TASK TO CARRY OUT = Please copy the lines below exactly, from the first one through the line showing "const yStep = 5;".

EXTRACTED MATERIAL =
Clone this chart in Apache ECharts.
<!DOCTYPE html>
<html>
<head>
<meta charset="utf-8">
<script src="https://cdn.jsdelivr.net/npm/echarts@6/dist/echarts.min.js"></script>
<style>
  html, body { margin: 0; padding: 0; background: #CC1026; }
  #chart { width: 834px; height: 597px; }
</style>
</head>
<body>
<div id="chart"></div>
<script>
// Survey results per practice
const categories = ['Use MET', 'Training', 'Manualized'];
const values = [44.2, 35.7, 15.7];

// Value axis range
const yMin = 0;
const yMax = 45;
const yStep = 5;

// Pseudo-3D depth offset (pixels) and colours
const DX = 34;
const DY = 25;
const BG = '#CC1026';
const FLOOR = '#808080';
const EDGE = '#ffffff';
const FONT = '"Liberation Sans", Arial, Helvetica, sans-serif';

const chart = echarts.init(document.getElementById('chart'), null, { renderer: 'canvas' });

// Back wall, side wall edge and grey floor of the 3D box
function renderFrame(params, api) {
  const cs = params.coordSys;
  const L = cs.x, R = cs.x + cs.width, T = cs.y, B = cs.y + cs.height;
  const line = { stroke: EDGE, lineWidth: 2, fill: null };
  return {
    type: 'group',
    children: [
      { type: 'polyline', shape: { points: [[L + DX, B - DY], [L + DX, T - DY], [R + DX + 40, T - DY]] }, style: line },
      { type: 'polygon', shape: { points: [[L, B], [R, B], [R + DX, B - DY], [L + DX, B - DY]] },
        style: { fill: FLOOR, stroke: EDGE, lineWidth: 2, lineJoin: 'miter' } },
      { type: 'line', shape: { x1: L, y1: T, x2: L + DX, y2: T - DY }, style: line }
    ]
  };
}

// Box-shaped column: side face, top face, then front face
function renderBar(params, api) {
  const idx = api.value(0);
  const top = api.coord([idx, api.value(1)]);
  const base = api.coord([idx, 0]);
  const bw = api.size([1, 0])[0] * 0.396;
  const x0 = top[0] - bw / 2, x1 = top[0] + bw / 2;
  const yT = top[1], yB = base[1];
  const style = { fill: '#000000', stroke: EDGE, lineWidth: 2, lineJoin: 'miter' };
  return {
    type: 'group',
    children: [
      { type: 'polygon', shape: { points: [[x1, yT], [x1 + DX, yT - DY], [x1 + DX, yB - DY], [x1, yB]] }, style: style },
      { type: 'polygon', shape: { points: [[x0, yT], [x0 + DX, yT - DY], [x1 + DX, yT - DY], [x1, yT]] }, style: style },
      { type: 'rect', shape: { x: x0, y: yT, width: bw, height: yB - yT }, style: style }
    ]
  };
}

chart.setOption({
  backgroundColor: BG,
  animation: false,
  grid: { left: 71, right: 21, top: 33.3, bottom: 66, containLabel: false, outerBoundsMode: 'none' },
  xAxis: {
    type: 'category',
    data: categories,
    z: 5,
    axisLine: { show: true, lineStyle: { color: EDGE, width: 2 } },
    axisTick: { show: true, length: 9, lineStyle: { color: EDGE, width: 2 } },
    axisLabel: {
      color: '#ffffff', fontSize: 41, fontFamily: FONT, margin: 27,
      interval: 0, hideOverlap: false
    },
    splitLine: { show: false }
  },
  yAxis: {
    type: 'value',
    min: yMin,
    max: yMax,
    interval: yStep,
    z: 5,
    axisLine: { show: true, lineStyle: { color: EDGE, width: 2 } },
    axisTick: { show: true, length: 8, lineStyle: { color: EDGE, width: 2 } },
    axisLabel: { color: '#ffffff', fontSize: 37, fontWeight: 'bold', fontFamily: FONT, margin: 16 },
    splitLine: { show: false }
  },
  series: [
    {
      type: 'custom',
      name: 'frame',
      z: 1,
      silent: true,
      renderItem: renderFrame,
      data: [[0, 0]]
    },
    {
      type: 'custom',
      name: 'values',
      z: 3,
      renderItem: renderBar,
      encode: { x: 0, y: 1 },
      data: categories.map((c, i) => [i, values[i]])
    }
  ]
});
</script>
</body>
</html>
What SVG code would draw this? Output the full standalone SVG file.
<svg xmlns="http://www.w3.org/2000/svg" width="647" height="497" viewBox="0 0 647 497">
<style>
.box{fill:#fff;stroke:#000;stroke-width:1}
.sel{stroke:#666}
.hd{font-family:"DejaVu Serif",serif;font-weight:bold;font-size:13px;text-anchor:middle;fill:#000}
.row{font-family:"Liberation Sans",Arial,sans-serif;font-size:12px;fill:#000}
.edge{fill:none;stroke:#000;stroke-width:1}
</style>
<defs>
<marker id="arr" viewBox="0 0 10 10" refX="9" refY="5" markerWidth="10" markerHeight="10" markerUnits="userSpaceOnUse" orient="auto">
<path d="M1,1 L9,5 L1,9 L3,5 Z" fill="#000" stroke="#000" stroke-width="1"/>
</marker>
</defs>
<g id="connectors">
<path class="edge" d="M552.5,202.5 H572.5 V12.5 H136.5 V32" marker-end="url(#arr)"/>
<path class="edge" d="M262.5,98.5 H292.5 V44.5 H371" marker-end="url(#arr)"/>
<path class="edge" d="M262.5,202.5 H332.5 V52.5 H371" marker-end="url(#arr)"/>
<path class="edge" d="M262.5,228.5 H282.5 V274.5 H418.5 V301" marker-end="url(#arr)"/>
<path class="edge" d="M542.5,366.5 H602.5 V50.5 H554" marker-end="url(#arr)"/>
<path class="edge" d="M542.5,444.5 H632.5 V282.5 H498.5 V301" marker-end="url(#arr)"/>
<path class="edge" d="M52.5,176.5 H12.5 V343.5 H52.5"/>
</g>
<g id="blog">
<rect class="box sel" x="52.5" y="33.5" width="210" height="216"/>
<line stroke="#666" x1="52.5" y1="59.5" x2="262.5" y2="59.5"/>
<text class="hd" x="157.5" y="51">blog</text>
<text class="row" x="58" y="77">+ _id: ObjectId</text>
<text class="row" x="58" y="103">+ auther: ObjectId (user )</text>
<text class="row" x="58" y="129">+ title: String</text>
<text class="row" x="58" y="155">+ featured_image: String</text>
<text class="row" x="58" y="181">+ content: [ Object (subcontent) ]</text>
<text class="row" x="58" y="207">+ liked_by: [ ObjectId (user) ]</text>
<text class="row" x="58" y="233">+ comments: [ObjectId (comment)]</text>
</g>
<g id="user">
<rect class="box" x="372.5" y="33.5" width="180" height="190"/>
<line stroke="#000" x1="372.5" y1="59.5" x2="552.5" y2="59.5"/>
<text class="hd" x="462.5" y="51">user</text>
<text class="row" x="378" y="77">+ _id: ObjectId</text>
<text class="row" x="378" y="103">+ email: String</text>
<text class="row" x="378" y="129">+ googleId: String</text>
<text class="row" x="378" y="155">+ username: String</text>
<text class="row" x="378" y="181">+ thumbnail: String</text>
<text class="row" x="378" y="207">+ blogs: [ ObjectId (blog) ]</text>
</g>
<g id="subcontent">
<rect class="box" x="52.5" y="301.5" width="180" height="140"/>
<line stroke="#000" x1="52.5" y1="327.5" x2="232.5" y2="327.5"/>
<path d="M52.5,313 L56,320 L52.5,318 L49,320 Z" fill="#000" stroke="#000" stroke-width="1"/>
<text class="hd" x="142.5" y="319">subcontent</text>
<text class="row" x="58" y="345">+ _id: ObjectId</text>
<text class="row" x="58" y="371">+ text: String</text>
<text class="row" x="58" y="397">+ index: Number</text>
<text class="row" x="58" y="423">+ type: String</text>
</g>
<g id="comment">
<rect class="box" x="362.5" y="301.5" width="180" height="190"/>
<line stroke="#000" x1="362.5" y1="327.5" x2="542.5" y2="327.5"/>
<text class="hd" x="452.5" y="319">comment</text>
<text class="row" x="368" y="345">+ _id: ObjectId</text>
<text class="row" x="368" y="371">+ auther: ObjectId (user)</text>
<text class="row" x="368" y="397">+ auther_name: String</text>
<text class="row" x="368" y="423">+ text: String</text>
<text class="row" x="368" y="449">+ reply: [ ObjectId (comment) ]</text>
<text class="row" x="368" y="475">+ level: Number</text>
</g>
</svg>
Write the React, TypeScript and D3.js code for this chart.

WORKED SOLUTION =
Clone this chart in Apache ECharts.
<!DOCTYPE html>
<html>
<head>
<meta charset="utf-8">
<script src="https://cdn.jsdelivr.net/npm/echarts@6/dist/echarts.min.js"></script>
<style>
  html, body { margin: 0; padding: 0; background: #CC1026; }
  #chart { width: 834px; height: 597px; }
</style>
</head>
<body>
<div id="chart"></div>
<script>
// Survey results per practice
const categories = ['Use MET', 'Training', 'Manualized'];
const values = [44.2, 35.7, 15.7];

// Value axis range
const yMin = 0;
const yMax = 45;
const yStep = 5;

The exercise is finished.